Charles Gide (1847-1932), l’économiste, le professeur au Collège de France, cofondateur de l’École de Nîmes, méconnu du grand public par rapport à son neveu André, est pourtant l’une des figures majeures de la « veine coopératiste au sein du mouvement solidariste ». Charles Gide milite à travers son enseignement, ses discours et une multitude d’articles, pour une « République coopérative », alternative au libéralisme économique et au collectivisme.
Charles Gide défend une conception de l’individualité qu’il oppose à l’individualisme et qui est « l’épanouissement d’un être qui se déploie au-dehors », qui permet des initiatives responsables, originales et solidaires.
Sa pensée s’inspire notamment des utopies de Charles Fourier et d’une lecture sélective de la Bible qui le rapproche du christianisme social qui naît au même moment et auquel il contribue. Charles Gide entend répondre à la pauvreté de son époque et aux questions sociales, non pas par l’aumône qu’il discrédite, mais par des solutions, fruits de la vraie charité, directement liées à leurs causes économiques et sociales. Sociétés de secours mutuel, sociétés de coopératives de consommation, sociétés de crédit mutuel sont autant d’« instances intermédiaires » entre les sujets et l’État, « reliées entre elles sur un mode fédératif, et par conséquent solidaires les unes des autres ».
Charles Gide réussit à unifier en 1912 les courants coopératifs français en une Fédération nationale des sociétés coopératives de consommation. Il rédige un manifeste en 1921 pour relancer l’Alliance coopérative internationale, contre le nationalisme, pour la « coopération des peuples résolus à utiliser leurs ressources au mieux des intérêts de tous ».
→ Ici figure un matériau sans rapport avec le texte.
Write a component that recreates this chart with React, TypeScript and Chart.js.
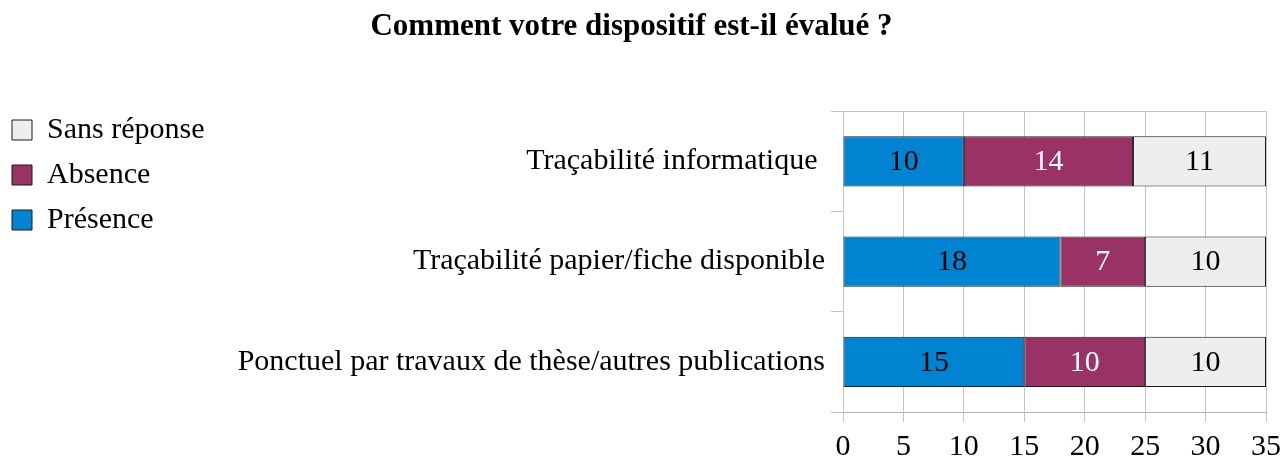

C’est un homme engagé aux multiples prises de position : dreyfusard, pacifiste, européen, pour l’impôt sur le revenu, pour une Palestine judéo-arabe, contre la violence exercée sur les animaux, solidariste chrétien qui proclame son « espérance du Royaume des cieux [qui] s’incarne chaque jour dans l’avancée inexorable de l’humanité terrestre vers un mieux-être de tous, à commencer par les sans-grades, les sans-droits et les sans-voix ».
Frédéric Rognon prolonge très pertinemment la biographie par un chapitre sur l’héritage. Ce que nous appelons aujourd’hui l’économie sociale et solidaire (ESS) concerne environ 15 % des emplois salariés dans presque tous les secteurs d’activité. L’auteur convoque quatre témoins pour décrire les dimensions politique, académique, financière et paysanne de l’ESS actuelle.
Frédéric Rognon, Charles Gide, Lyon, Olivétan, 2016, 166 pages.